An abolition on current prohibitions would mean, according to Cnews Analytics expert Sergei Shalmanov, that everyone would have access to highly detailed spatial information, and would be able to see on a map or a photo taken from the air of their own property, and even themselves, thus being able to plan ones route from point a to b—not unlike automobiles with GPS systems in wide use in Europe and North American automobiles. Cnews Analytics is working jointly with the Russian Academy’s GIS group and the Ministry of Economic Development to develop a preliminary Russia wide map.

Survey supports limited classification
A recent survey conducted on the special site of the GIS-Association demonstrated that, when asked what concept should underlie the definition of a “state secret” regarding geographic data,
46 percent of the responding visitors agreed that the coordinates of significant military objects be kept secret.

Only 25 percent of the respondents indicated that they prefer “territorial defense,” wherein all exact geopositional data is classified. Twenty nine percent stated that they prefer other means of protection of such information. A total of 550 people participated in the survey.

Social Outcry
Supporting this low volume of survey respondents who opined that all exact geographic details remain secret was the outcry of executive committee of the newly formed All-Russia Green Party. In is remonstrance of government policy, the party declared in a statement that
“yet another Chekist case is unraveling, deprived of any logic—investigating environmental specialists under the pretext of protecting the ‘secrecy’ of maps that have long been devoid of anything resembling state secrets. Instead of helping environmentalists who are working to secure the ecological well-being of the population, the FSB is obstructing their activities.”

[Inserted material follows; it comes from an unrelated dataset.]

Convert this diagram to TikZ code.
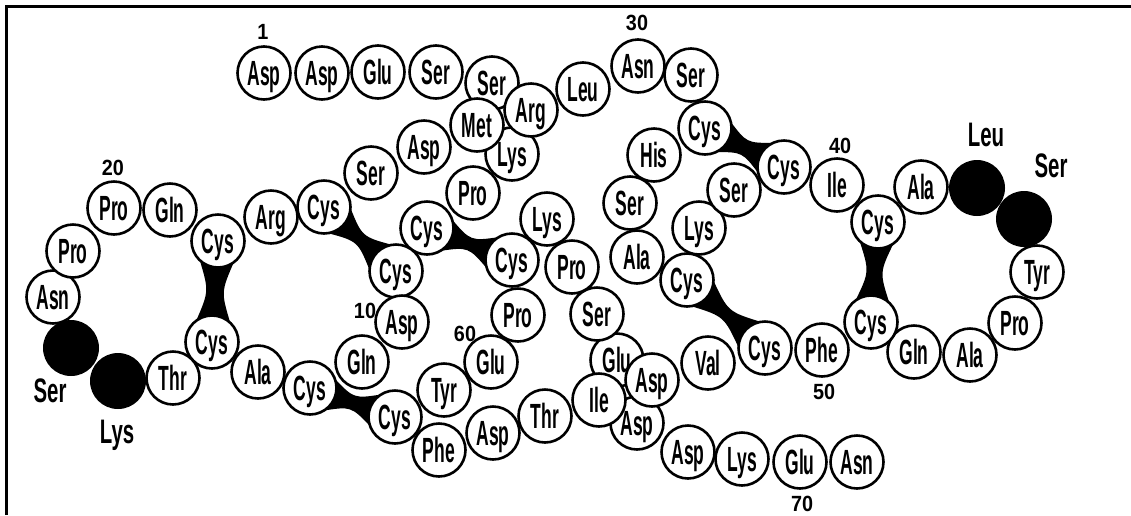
\documentclass[tikz,border=0pt]{standalone}
\usepackage{fontspec}
\usetikzlibrary{calc,backgrounds}
\newfontfamily\aaf[FakeStretch=0.5]{Liberation Sans}
\newfontfamily\lbf[FakeStretch=0.6]{Liberation Sans}
\newfontfamily\numf[FakeStretch=0.9]{Liberation Sans}
\newcommand\ssbond[3][3pt]{%
  \fill[black] ($(#2)!26pt!42:(#3)$) .. controls ($(#2)!0.5!(#3)!#1!90:(#3)$) .. ($(#3)!26pt!-42:(#2)$)
   -- ($(#3)!26pt!42:(#2)$) .. controls ($(#2)!0.5!(#3)!#1!-90:(#3)$) .. ($(#2)!26pt!-42:(#3)$) -- cycle;}
\tikzset{
  aa/.style={circle, draw=black, line width=2.6pt, fill=white, minimum size=53pt, inner sep=0pt,
     font=\aaf\bfseries\fontsize{35}{35}\selectfont, text height=24pt, text depth=0pt},
  blk/.style={circle, fill=black, minimum size=56pt, inner sep=0pt},
  lab/.style={font=\lbf\bfseries\fontsize{34}{34}\selectfont, inner sep=0pt, text height=24pt, text depth=0pt},
  num/.style={font=\numf\bfseries\fontsize{22}{22}\selectfont, inner sep=0pt, text height=16pt, text depth=0pt},
  frameline/.style={line width=3pt}
}
\begin{document}
\begin{tikzpicture}[x=1pt,y=-1pt]
\useasboundingbox (0,0) rectangle (1131,515);
\draw[frameline] (6.5,515) -- (6.5,6.5) -- (1131,6.5);
% residues behind others
\node[aa] (a54) at (617,360) {Glu};
\node[aa] (a67) at (637,423) {Asp};
\node[aa] (a1) at (264,73) {Asp};
\node[aa] (a2) at (322,73) {Asp};
\node[aa] (a3) at (378,72) {Glu};
\node[aa] (a4) at (436,72) {Ser};
\node[aa] (a5) at (492,83) {Ser};
\node[aa] (a6) at (512,154) {Lys};
\node[aa] (a7) at (473,193) {Pro};
\node[aa] (a8) at (427,228) {Cys};
\node[aa] (a9) at (396,271) {Cys};
\node[aa] (a10) at (402,322) {Asp};
\node[aa] (a11) at (362,362) {Gln};
\node[aa] (a12) at (310,388) {Cys};
\node[aa] (a13) at (258,372) {Ala};
\node[aa] (a14) at (212,342) {Cys};
\node[aa] (a15) at (173,378) {Thr};
\node[blk] (a16) at (118,381) {};
\node[blk] (a17) at (71,348) {};
\node[aa] (a18) at (53,297) {Asn};
\node[aa] (a19) at (73,251) {Pro};
\node[aa] (a20) at (114,208) {Pro};
\node[aa] (a21) at (170,210) {Gln};
\node[aa] (a22) at (218,241) {Cys};
\node[aa] (a23) at (271,217) {Arg};
\node[aa] (a24) at (324,207) {Cys};
\node[aa] (a25) at (371,173) {Ser};
\node[aa] (a26) at (424,147) {Asp};
\node[aa] (a27) at (477,125) {Met};
\node[aa] (a28) at (531,110) {Arg};
\node[aa] (a29) at (583,89) {Leu};
\node[aa] (a30) at (638,66) {Asn};
\node[aa] (a31) at (691,75) {Ser};
\node[aa] (a32) at (705,128) {Cys};
\node[aa] (a33) at (654,155) {His};
\node[aa] (a34) at (630,203) {Ser};
\node[aa] (a35) at (637,257) {Ala};
\node[aa] (a36) at (687,280) {Cys};
\node[aa] (a37) at (699,228) {Lys};
\node[aa] (a38) at (734,190) {Ser};
\node[aa] (a39) at (784,167) {Cys};
\node[aa] (a40) at (837,185) {Ile};
\node[aa] (a41) at (878,222) {Cys};
\node[aa] (a42) at (921,187) {Ala};
\node[blk] (a43) at (977,188) {};
\node[blk] (a44) at (1024,219) {};
\node[aa] (a45) at (1037,272) {Tyr};
\node[aa] (a46) at (1015,323) {Pro};
\node[aa] (a47) at (970,355) {Ala};
\node[aa] (a48) at (914,352) {Gln};
\node[aa] (a49) at (871,322) {Cys};
\node[aa] (a50) at (822,350) {Phe};
\node[aa] (a51) at (765,348) {Cys};
\node[aa] (a52) at (708,363) {Val};
\node[aa] (a55) at (597,314) {Ser};
\node[aa] (a56) at (572,267) {Pro};
\node[aa] (a57) at (547,219) {Lys};
\node[aa] (a58) at (512,260) {Cys};
\node[aa] (a59) at (518,315) {Pro};
\node[aa] (a60) at (491,362) {Glu};
\node[aa] (a61) at (444,390) {Tyr};
\node[aa] (a62) at (395,417) {Cys};
\node[aa] (a63) at (439,450) {Phe};
\node[aa] (a64) at (493,433) {Asp};
\node[aa] (a65) at (545,416) {Thr};
\node[aa] (a66) at (599,400) {Ile};
\node[aa] (a53) at (652,380) {Asp};
\node[aa] (a68) at (688,452) {Asp};
\node[aa] (a69) at (742,459) {Lys};
\node[aa] (a70) at (800,462) {Glu};
\node[aa] (a71) at (857,462) {Asn};
% disulfide bridges
\begin{pgfonlayer}{background}
\ssbond[6pt]{a22}{a14}
\ssbond{a24}{a9}
\ssbond{a8}{a58}
\ssbond[4pt]{a12}{a62}
\ssbond[5pt]{a32}{a39}
\ssbond{a36}{a51}
\ssbond[5pt]{a41}{a49}
\end{pgfonlayer}
% labels
\node[lab] (l43) at (986,134) {Leu};
\node[lab] (l44) at (1051,165) {Ser};
\node[lab] (l17) at (50,390) {Ser};
\node[lab] (l16) at (117,431) {Lys};
\node[num] (n1) at (263,31) {1};
\node[num] (n10) at (365,310) {10};
\node[num] (n20) at (113,167) {20};
\node[num] (n30) at (637,22) {30};
\node[num] (n40) at (840,145) {40};
\node[num] (n50) at (824,391) {50};
\node[num] (n60) at (465,333) {60};
\node[num] (n70) at (802,503) {70};
\end{tikzpicture}
\end{document}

Shapkayev indicated that he did not rule out that the interest toward the Centre for Geographical Research was linked to his activities with the Buryat Regional Association for Baikal as simple coincidence.

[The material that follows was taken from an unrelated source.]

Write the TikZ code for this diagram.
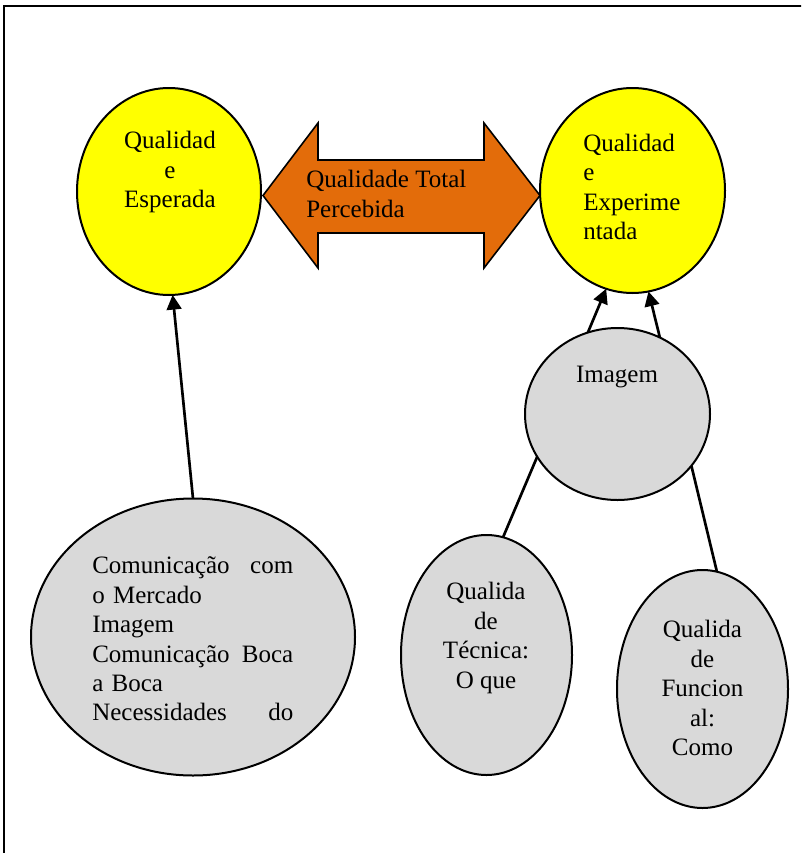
\documentclass[tikz,border=0pt]{standalone}
\usepackage{fontspec}
\setmainfont{Liberation Serif}
\usetikzlibrary{arrows.meta,shapes.geometric}
\definecolor{qyellow}{RGB}{255,255,0}
\definecolor{qgray}{RGB}{217,217,217}
\definecolor{qorange}{RGB}{227,108,10}
\begin{document}
\begin{tikzpicture}[x=0.75pt,y=-0.75pt,
  bubble/.style={ellipse,draw,line width=1.5pt,inner sep=0pt,outer sep=0pt},
  yel/.style={bubble,fill=qyellow},
  gry/.style={bubble,fill=qgray},
  txt/.style={inner sep=0pt,font=\fontsize{18.75}{22.1}\selectfont},
  conn/.style={line width=2pt},
  arr/.style={conn,-{Triangle[length=11pt,width=11pt]}}]
\useasboundingbox (0,0) rectangle (801,853);
\clip (0,0) rectangle (801,853);
\draw[line width=1.8pt] (4,6) rectangle (830,880);
% double arrow
\draw[line width=1.2pt,fill=qorange] (263,195.5) -- (318,123) -- (318,160) -- (484,160) -- (484,123) -- (540,195.5) -- (484,268) -- (484,233) -- (318,233) -- (318,268) -- cycle;
\node[txt,anchor=west,align=left] (tot) at (306,194) {Qualidade Total\\Percebida};
% ellipses
\node[yel,minimum width=138pt,minimum height=155.25pt] (esp) at (169,191.5) {};
\node[yel,minimum width=138.75pt,minimum height=153.75pt] (exp) at (632.5,190.5) {};
\node[gry,minimum width=243pt,minimum height=207.75pt] (com) at (193,637) {};
\node[gry,minimum width=138.75pt,minimum height=129pt] (img) at (617.5,414) {};
\node[gry,minimum width=128.25pt,minimum height=180pt] (tec) at (486.5,655) {};
\node[gry,minimum width=128.25pt,minimum height=178.5pt] (fun) at (702.5,689) {};
% texts
\node[txt,align=center] (tesp) at (170,172) {Qualidad\\e\\Esperada};
\node[txt,anchor=west,align=left] (texp) at (583,187) {Qualidad\\e\\Experime\\ntada};
\node[txt] (timg) at (617,377) {Imagem};
\node[txt,align=center] (ttec) at (486,638) {Qualida\\de\\Técnica:\\O que};
\node[txt,align=center] (tfun) at (702.5,688) {Qualida\\de\\Funcion\\al:\\Como};
\node[txt,anchor=west,text width=150.75pt,align=left] (tcom) at (92,639)
  {Comunicação\hfill com\\o Mercado\\Imagem\\Comunicação\hfill Boca\\a Boca\\Necessidades\hfill do};
% connectors
\draw[arr] (com.north) -- (esp.-88);
\draw[arr] (img.110) -- (exp.-105);
\draw[arr] (img.61) -- (exp.-81);
\draw[conn] (img.208) -- (tec.82);
\draw[conn] (img.-35) -- (fun.83);
\end{tikzpicture}
\end{document}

“What’s more, they have already begun parallel checks of our organizations, which, it is possible, may not be a coincidence,” he said. .

Similar problems have emerged for environmentalists in Siberia over the last several years. In March, 2002 by demand of the police and FSB, a court in Novosibirsk seized a Global Positioning System (GPS) device from Sergei Paschenko, director of an NGO the Scientists of Siberia for Global Responsibility.

The seizure was explained by confused references to a law, adopted in 1996, stipulating that geographical coordinates can only be defined with an accuracy of over 30 meters—otherwise, the coordinates are subject to state secrecy legislation. Official permission to use GPS devices, issued by the State Communications Regulator for Paschenko was ruled to be a mistake.

“It should be noticed, such a device is sold freely in any shop for hunters, but we had barely started to use it for environmental evaluations to fix coordinates” of potential hazards and the device was seized, said Paschenko in a 2002 interview.

In November 2002, a comparable criminal case was filed by the FSB in Irkutsk for divulgence of state secrets by the environmental organization Baikal Wave. The FSB confiscated detailed maps of radiation pollution on the territory surrounding the Angarsky Electrolyte Chemical Combine. One of the first to support the Baikal Wave was Russian cosmonaut Sergey Krichevsky, who said that all the coordinates to within one meter can be absolutely legally ascertained by orbiting the earth orbit. The criminal case against Baikal Wave was closed in December 2003 for lack of evidence.